According to Jason Flake of Aqua Sports in Bellingham, Sunday, Feb. 16, was a slow diving day. “Usually you can 25 or 30 people out here,” he said. Fewer than 15 people were suiting up that afternoon. Flake added that windy conditions might have kept people off the beach. Flake dives at Keystone quite a bit because it’s easy to get in to the beach and he always sees great marine life. “Octopus here are always great,” he said. Flake said Keystone is a good place to bring a diving class. “From here, students can get lots of experience with currents and diving conditions,” he said.

Bill and Pauline Jones of Bellingham were preparing to make their second dive and take their final test. They were looking forward to getting in the water. “We always said we would learn to dive once the kids were out and doing well,” Bill Jones said.

“We’re in our second childhood,” Pauline Jones said.

Kelley Scarzafava and Jim Ramaglia from Anacortes Diving also had a group getting ready to dive.

“We come out here to dive a lot,” Scarzafava said. “We bring our classes out to enjoy Keystone conditions,” she said. As Ramaglia reviewed safe diving conditions with the group, Scarzafava said wind wouldn’t stop them from diving.

“About the only thing that will stop us is big surf,” she said. She explained that big waves stir up the bottom and drop visibility. “It’s windy but I think visibility will be good,” Scarzafava predicted.

According to diver Greg Snyder, visibility Sunday morning wasn’t good. “The water was murky and visibility was down to 10 feet,” he said. “I shined my flashlight into rocks and saw octopus hunkered down. They don’t want to be bothered.”

Snyder came from Seattle’s Marker Buoy Club. He enjoys diving at Keystone so much, he has a cabin at Coupeville. Despite gloomy underwater conditions Sunday morning, he was preparing to dive again that afternoon.
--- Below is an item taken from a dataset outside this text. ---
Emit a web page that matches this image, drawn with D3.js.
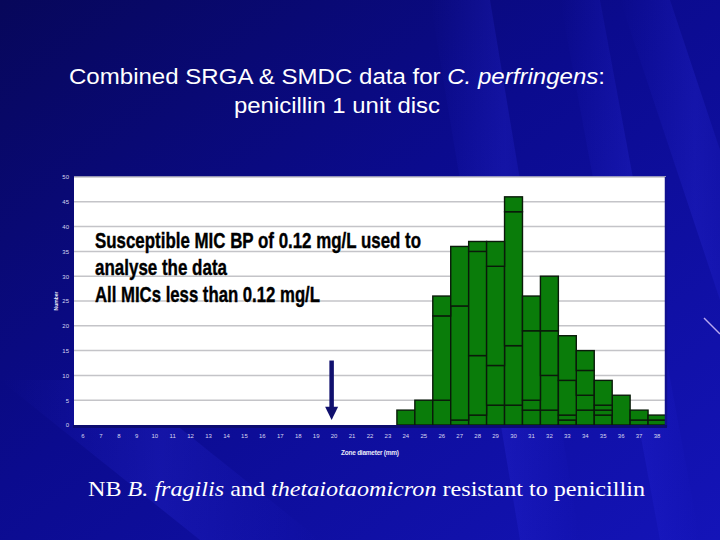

While Snyder didn’t think diving conditions were much good, Owen Lloyd and Sonya Baker were enthusiastic after their first dive at Keystone. “It was fantastic,” Lloyd, of Redmond, said as he shrugged off his tank. “This is a great dive site.”

Baker of Puyallup agreed. “We saw lots of fish and took a lot of photographs.” The amateur underwater photographers plan on making return trips to Keystone.

Powers said diving conditions can change quickly at Keystone Jetty. “Within an hour water clarity can go from murky to clear,” he said. Powers always enjoys diving at Keystone. “There’s a lot in the water out there,” he said. He explained that the area has plenty of rocks that create marine habitat. “For a small dive site, you can see just about everything a Puget Sound dive has to offer,” he said.